The high quality of lionel you speak of never appeared in lionel HO. My experience 
was their stuff was pretty much junk. They are having trouble with their O scale
stuff today. Many problems with new releases. I agree their older O scale was top notch.

I am not expecting much from their new HO releases.


----------



## Old_Hobo (Feb 20, 2014)

I agree. The Lionel H.O. line was junk, so I don't know where "original high quality" came from.....

They'll really have to up their game to compete with the H.O. stuff of today, and I doubt they can do that and keep the price reasonable....


----------



## mesenteria (Oct 29, 2015)

I have a Challenger in Lionel HO from their second foray into that scale around 2000 or so. Mine has limited details applied to it, so it's not really competitive with the typical BLI, Rivarossi, or Proto 2000 pre-Walthers, but it's a smooth and quiet mechanism, heavy (all metal), nicely painted and decaled, and it has a good QSI sound installation with two diagonally mounted 1.25" speakers installed in the metal tender. I have had it for 13 years now, and it still works like a Swiss clock. 

I did some research prior to acquiring this model and learned that some people claimed that the valve gear would occasionally bind, so I had mine verified by the retailer's technician, and he personally checked it.

The current Mantua product line are apparently decent runners and reasonably reliable, but the detailing is sub-standard. Perhaps Lionel has some ideas about how to make a more successful THIRD foray into HO scale.


----------



## Vincent (Jan 28, 2018)

You're right, Mopac. I was referring to the O gauge Lionels of my childhood. In the 1950's and 1960's Lionel was a high-quality producer.

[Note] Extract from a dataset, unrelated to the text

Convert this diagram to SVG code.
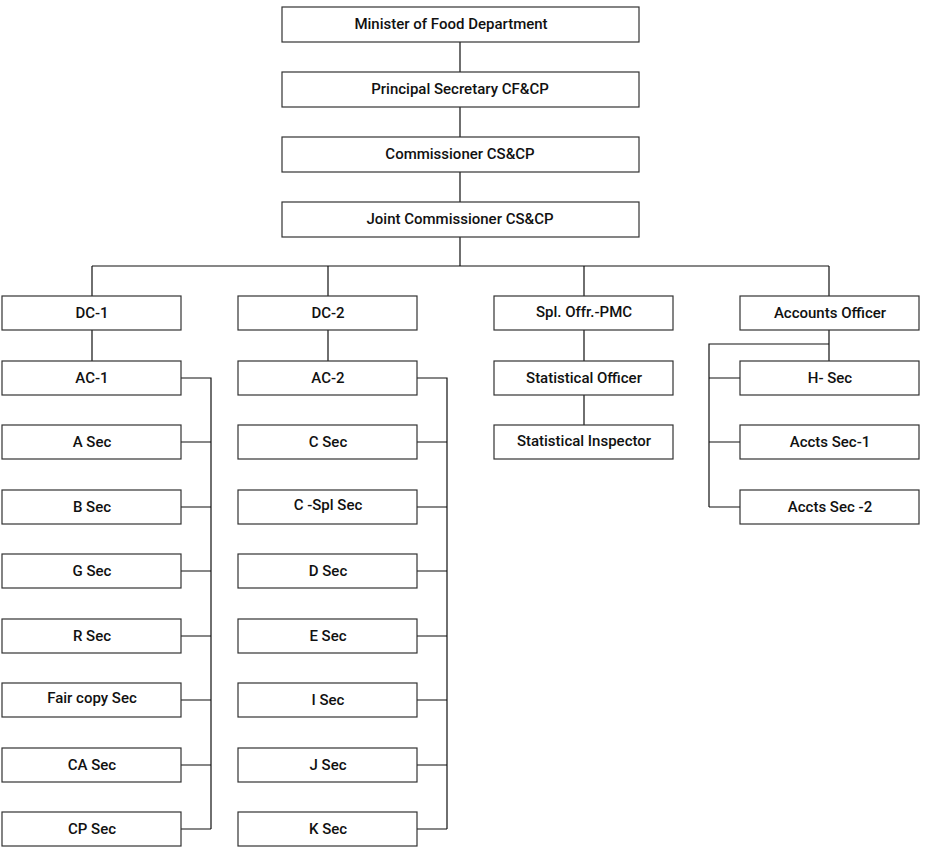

Mesenteria, I'm glad your Lionel HO loco turned out so well. It sounds like Lionel had (and still has) problems with quality control--both good and bad products go out.


----------



## rogruth (Mar 6, 2012)

I really have no experience with anything except 3rail O.
It appears to me that almost every importer of 3R O is
having quality control problems according to various 
forum reports.
After saying that I must report that I have had no problems
with any of my stuff other than traction tires on locos sold
by Lionel, Williams, K-Line, RMT and Atlas. I also will admit 
that I have only three locos with TMCC that I operate
conventionally and none of my locos cost over $300.00.
All of my locos except several post war models were 
purchased new.


----------



## Eilif (Nov 6, 2017)

I have a suspicion that this might be (or at least will begin as) Lionels way of putting out more HO scale train sest with the "Lionel" name on sale at Christmastime. Maybe it'll grow beyond that but it may be a bit and I don't think it will be made in America.

The thing to look at is what kind of tooling that Lionel might be acquiring from MRC. MRC has Model Power, Mantua, and a few other brands. Not junk but it's fairly basic and AFAIK there's nothing there that is state-of-the art. 

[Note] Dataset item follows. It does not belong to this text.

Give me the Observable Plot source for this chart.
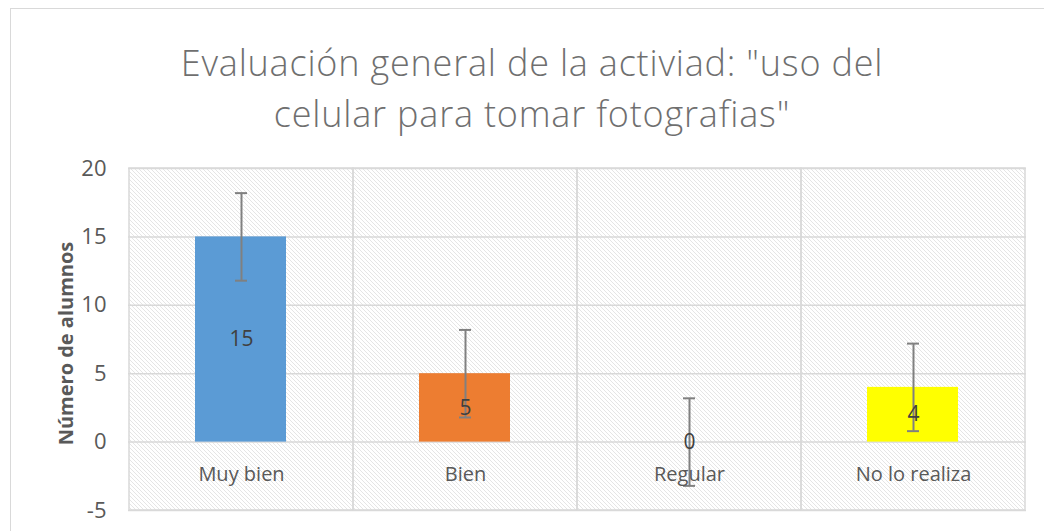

I don't have quite as tough a view of early Lionel HO scale as some, but it was more in the affordable camp and was manufactured by other makers. I wouldn't be surprised if this was the same. Classic tooling with moderately upgraded features. MRC has not been idle with the Mantua brand. Sure the tooling isn't much different, but they've been incorporating budget-level DCC and sound into some of those locos.

Personally, I'm hoping that we see the re-release of the old Mantua F7 A/B tooling at a not-exorbitant price. It's not fancy, but it had been a nice source of affordable F7 A's and B's in a wide range of schemes and it's basic 8 axle power was fairly smooth and reliable for a "budget" loco. I think it's a step up from the Model Power F2's they currently sell.


----------



## DJTrains (Oct 8, 2008)

mopac said:


> The high quality of lionel you speak of never appeared in lionel HO. My experience
> was their stuff was pretty much junk. They are having trouble with their O scale
> stuff today. Many problems with new releases. I agree their older O scale was top notch.
> 
> I am not expecting much from their new HO releases.


I agree with everything you wrote.

I've almost purchased the Polar Express 0 gauge several times but when I actually look it over I pass. Amazon constantly has a large number of returns. One can usually get a returned Polar 0 for about 70 to $100 off their regular price for new. 


Overall I'm not impressed by the model trains made since the mid 60's. I'm probably alone on this, but, to me most of the stuff today looks cheap. Seeing big layouts today is almost depressing because I recall the 40's and 50's.


I follow the various meets held around the state. I get to meet some great old-timer Lionel guys and I get some great deals on 0 gauge goodies...you can't beat it.


----------